Auch wenn das Vorgehen der Militanten in Göteborg von den Aktivisten unterschiedlich bewertet wird, ist man sich doch einig, dass die Lehre nicht in der Selbstunterwerfung der Bewegung bestehen kann. Wer keine Gewalt wolle, müsse abrüsten - also solle zuallererst die Polizei auf das Mitführen von Schusswaffen verzichten. Wenn die Gegenseite argumentiere, der Schutz des Gipfels erfordere bewaffnete Polizei, Panzerwagen, Wasserwerfer und eine Art Belagerungszustand, dann müsse der Gipfel als offensichtlich "illegitim" abgesagt werden. Die Regierung in Rom hat aus Göteborg genau entgegengesetzte Schlussfolgerungen gezogen. Repressive Maßnahmen wie Vorbeugehaft gegen potenzielle "Demonstrationsstraftäter" oder die Sperrung der Grenzen für ausländische Teilnehmer könnten militanteGegenaktionen ebenso provozieren wie mehr oder weniger gezielt gestreute Gerüchte. Einmal ist es der Terrorist und derzeitige Welt-Oberschurke Bin Ladin, der den US-Präsidenten ausgerechnet in Genua niederstrecken will, dann wieder behauptet die Abteilung für psychologische Kriegführung, einen besonders bösartigen Massenmordplan aufgedeckt zu haben: einen Überraschungsangriff mit HIV-verseuchten Blutbeuteln, der die globale Elite dahin raffen soll.
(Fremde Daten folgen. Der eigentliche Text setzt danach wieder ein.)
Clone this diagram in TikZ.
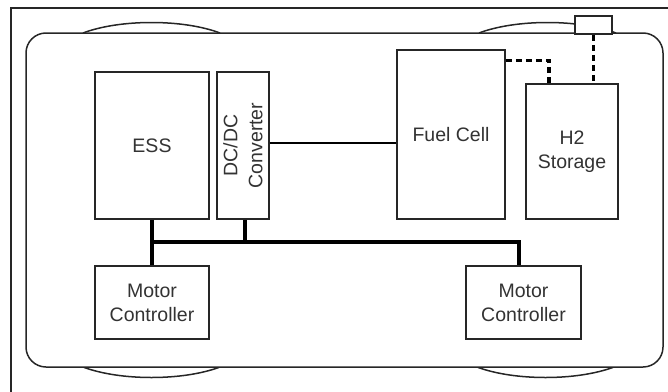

Ob die Meldung von den angeblich bereit gehaltenen 200 Leichensäcken auf Tatsachen beruht oder erfunden ist, die Botschaft bleibt die Gleiche: In Genua droht eine Schlacht - und wenn der worst case dann doch nicht eintritt und die Polizei nur ganz konventionell die Demonstrierenden einsperrt und misshandelt, braucht man sich nicht weiter aufzuregen. Dabei erfreut sich die Protestbewegung in Italien derzeit breiter Sympathien. Die bei den Wahlen unterlegene Linke erhofft sich wohl im Stillen eine Situation, die Berlusconis Image als starker Mann beschädigen könnte - wenn auch die Rhetorik führender Linksdemokraten den Regierungsstatements zum Verwechseln ähnlich klingt: "Protest ist legitim, solange er sich an vorgegebene Regeln hält." - Doch das wird die Community der Widerständigen kaum tun. Sie hält weiter an ihrem Ziel fest, in die "rote Zone" vorzudringen, um den Gipfel zu verhindern. Dabei ist diese Bewegung sehr heterogen: zu ihr gehören neben den "üblichen" NGO die alternativen centri sociali (Sozialzentren), Immigranten, betriebliche Basiskomitees (Cobas), die Metallergewerkschaft FIOM, Freunde der Zapatisten, die Linkspartei Rifondazione Comunista, Anarchisten oder sozial engagierte Katholiken, die vor den Polizeiketten für eine bessere Welt beten wollen. Insgesamt werden mindestens 150.000 Demonstranten erwartet. Den Auftakt bildet am 19. Juli eine Demonstration für die Rechte der Migranten, die im gesperrten Altstadtviertel, wo auch viele "Illegale" wohnen, stattfindet. Am 20. Juli soll dann versucht werden, den Gipfel so weit wie möglich zu stören oder zu blockieren; Angriffspunkte dürften neben 13 Polizeisperren etwa 200 durch Container, Gitter und Verschläge verbarrikadierte Übergänge in die "rote Zone" sein, bevor der "Gegengipfel" mit einer gemeinsamen Großdemonstration aller G 8-Gegner am 21. Juli seinen Höhepunkt erreicht.